The latest report from the White House has confirmed that President Donald Trump was considering a slew of aggressive options on how to deal with North Korean dictator Kim Jong Un, whose desperate antics have grown increasingly more disturbing as of late.
Included among those options, all of which were presented to the president by the National Security Council, was the potential assassination of Kim and other senior leaders in charge of the nation’s nuclear weapons, according to NBC News, which cited unnamed “top-ranking intelligence and military officials.”
While highly tempting, this option was reportedly not preferred.
“The question you have to ask yourself is, what happens the day after you decapitate?” noted retired Adm. James Stavridis. “I think that in North Korea, it’s an enormous unknown.”
A more viable alternative involved redeploying U.S. nuclear weapons in South Korea as a deterrent. The U.S. withdrew its nuclear stockpiles from North Korea’s southern neighbor some 25 years ago, with the end of the Cold War. But given Kim’s recent behavior, it may very well serve U.S. interests to rethink that move.
“We have 20 years of diplomacy and sanctions under our belt that has failed to stop the North Korean program,” one unnamed senior intelligence official told NBC.

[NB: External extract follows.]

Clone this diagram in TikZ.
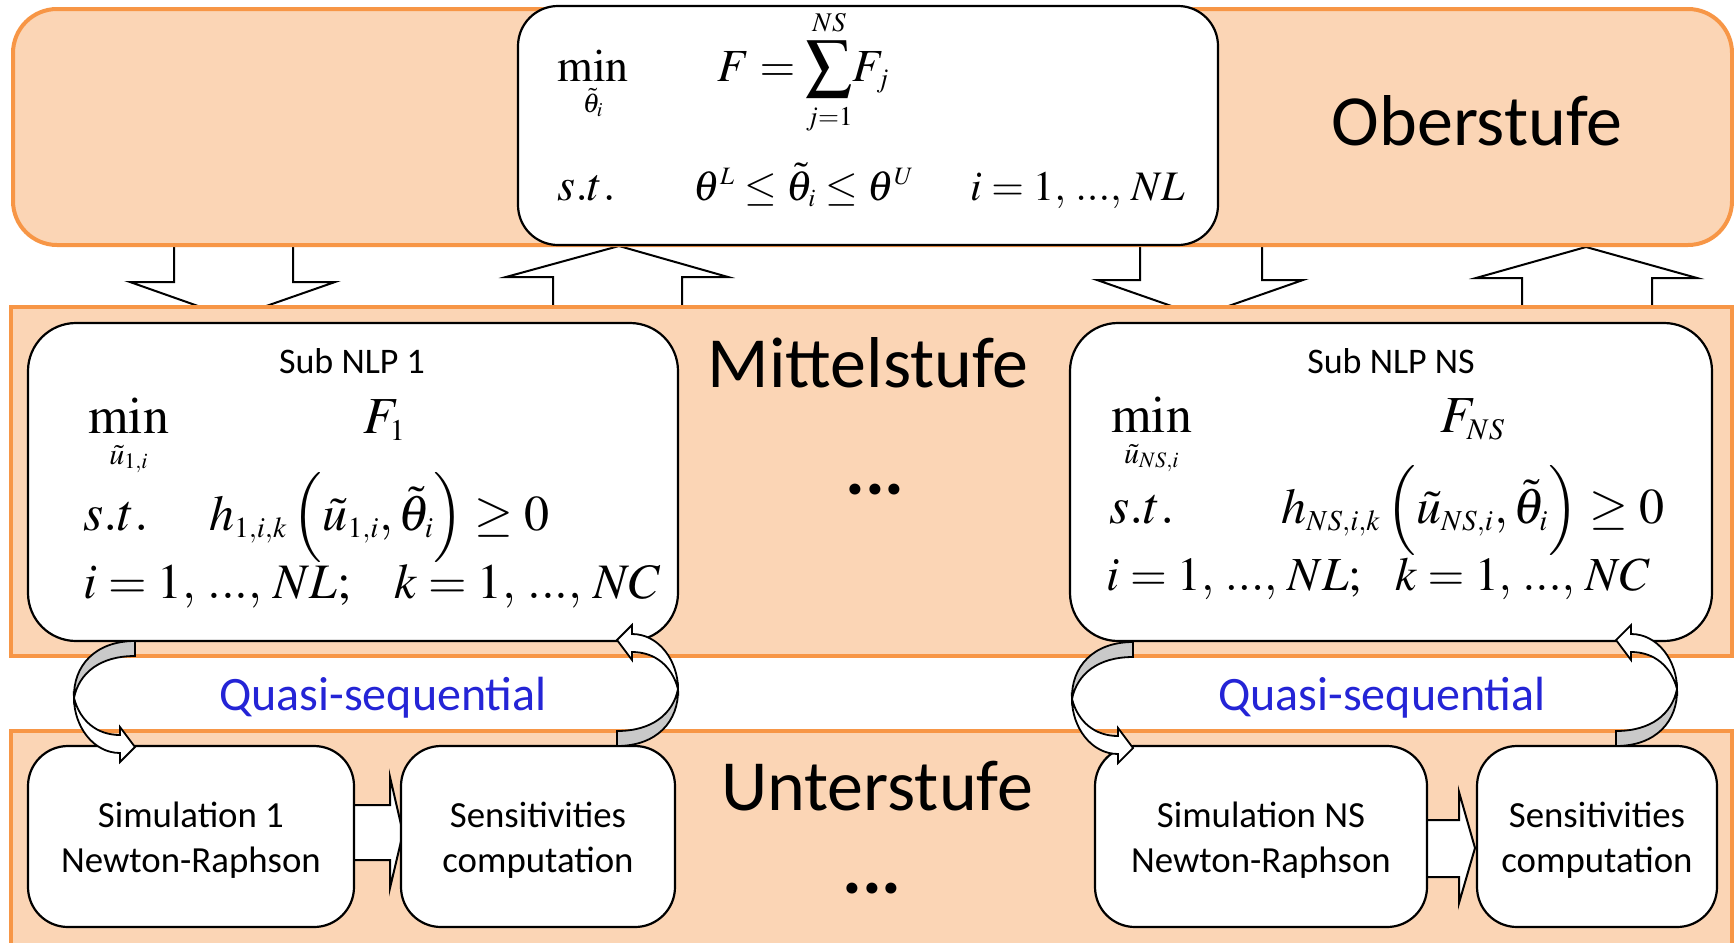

But Stavridis disagreed, warning that the deployment of nuclear weapons in South Korea would “only inflame the view from Pyongyang,” perhaps triggering the nation’s despot into further acts of wild aggression.
A third option, which Stavridis claimed was the “best strategy,” entailed “infiltrating U.S. and South Korean special (operations) forces into North Korea to sabotage or take out key infrastructure,” according to NBC News.
The final option involved performing military exercises as a show of force in the region, a strategy that has been used multiple times in the past with little apparent result.
Whichever plan the president ultimately chooses, one thing is clear — the situation in North Korea is fast approaching a “tipping point,” as noted by former Pentagon official Daniel Goure in a statement to CNBC
With Kim Jong Un reportedly threatening to launch nuclear attacks on the United States, something must be done — the sooner the better.